Wrong.
In the earliest days of radio, stations were put on the air by radio set makers, insurance companies, newspapers, car dealers, chiropractic schools, agricultural supply dealers, department stores, colleges and the like. They were promotions for that business or entity that built them, and it took a number of years for them to "discover" that they could also sell ads, like a newspaper does, to other businesses.
Then, suddenly, the newspapers that did not have stations decided that they saw in radio an ad revenue competitor. Some bought stations and tried to keep the revenue in-house or to restrict revenue going to other stations.
When my stepfather's family's newspaper sold their radio station in the later 1950's, he thought that since "radio is dead, we don't have to have a station to protect our revenue". He discouraged me from going into the business because "TV had killed it". Right.
So "competition" is a relative term.
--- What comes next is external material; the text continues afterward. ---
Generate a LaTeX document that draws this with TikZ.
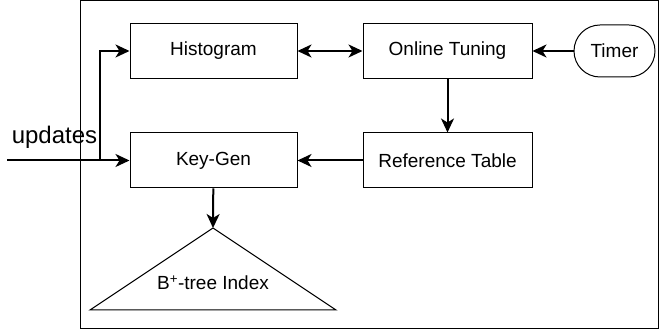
\documentclass[tikz,border=0pt]{standalone}
\usepackage{fontspec}
\setmainfont{Liberation Sans}
\usetikzlibrary{arrows.meta}

\begin{document}
\begin{tikzpicture}[x=1pt, y=1pt, >={Stealth[length=14pt, width=13pt, inset=4pt]},
	every block/.style={draw, line width=1pt, minimum height=55pt, font=\fontsize{19}{22}\selectfont},
	block left/.style={minimum width=167pt},
	block right/.style={minimum width=169pt},
	flow/.style={line width=2pt}]
	\useasboundingbox (0,0) rectangle (659,331);
	\draw [line width=1pt] (80,2) rectangle (658,330);

	\foreach \m/\l [count=\y] in {hist/Histogram, keygen/Key-Gen}
	\node [every block/.try, block left] (\m) at (213.5,389.5-\y*109.5) {\l};

	\foreach \m/\l [count=\y] in {tuning/Online Tuning, reftable/Reference Table}
	\node [every block/.try, block right] (\m) at (447.5,389.5-\y*109.5) {\l};

	\node [draw, line width=1pt, rounded corners=26pt, minimum width=81pt, minimum height=52pt,
		font=\fontsize{19}{22}\selectfont] (timer) at (614.5,280) {Timer};

	% index triangle
	\coordinate (apex) at (213,103);
	\coordinate (base-l) at (90,21);
	\coordinate (base-r) at (336,21);
	\draw [line width=1pt] (apex) -- (base-l) -- (base-r) -- cycle;
	\node [font=\fontsize{19}{22}\selectfont] (tree) at (213,48) {B\textsuperscript{+}-tree Index};

	% incoming updates
	\coordinate (in) at (7,170.5);
	\coordinate (split) at (100,170.5);
	\node [font=\fontsize{24}{28}\selectfont] (upd) at (54.5,194) {updates};
	\draw [flow] (in) -- (split);
	\draw [flow, ->] (split) -- (keygen);
	\draw [flow, ->] (split) |- (hist);

	\draw [flow, <->] (hist) -- (tuning);
	\draw [flow, ->] (timer) -- (tuning);
	\draw [flow, ->] (tuning) -- (reftable);
	\draw [flow, ->] (reftable) -- (keygen);
	\draw [flow, ->] (keygen) -- (apex);
\end{tikzpicture}
\end{document}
In my case, the Cleveland Plain Dealer saw radio as a definite threat and competitor, so from radio's perspective, newspapers and magazines were definite competition. Papers would be radio's biggest local competitor for four decades. And then TV would take take that role.
Radio had competition since amplitude modulation was used for public broadcasts. In fact, radio was a newcomer to the fight for ad budgets. Read issues of
Advertising & Selling at
www.worldradiohistory.com and you will see how it took more than half a decade for the ad community to even take it into account.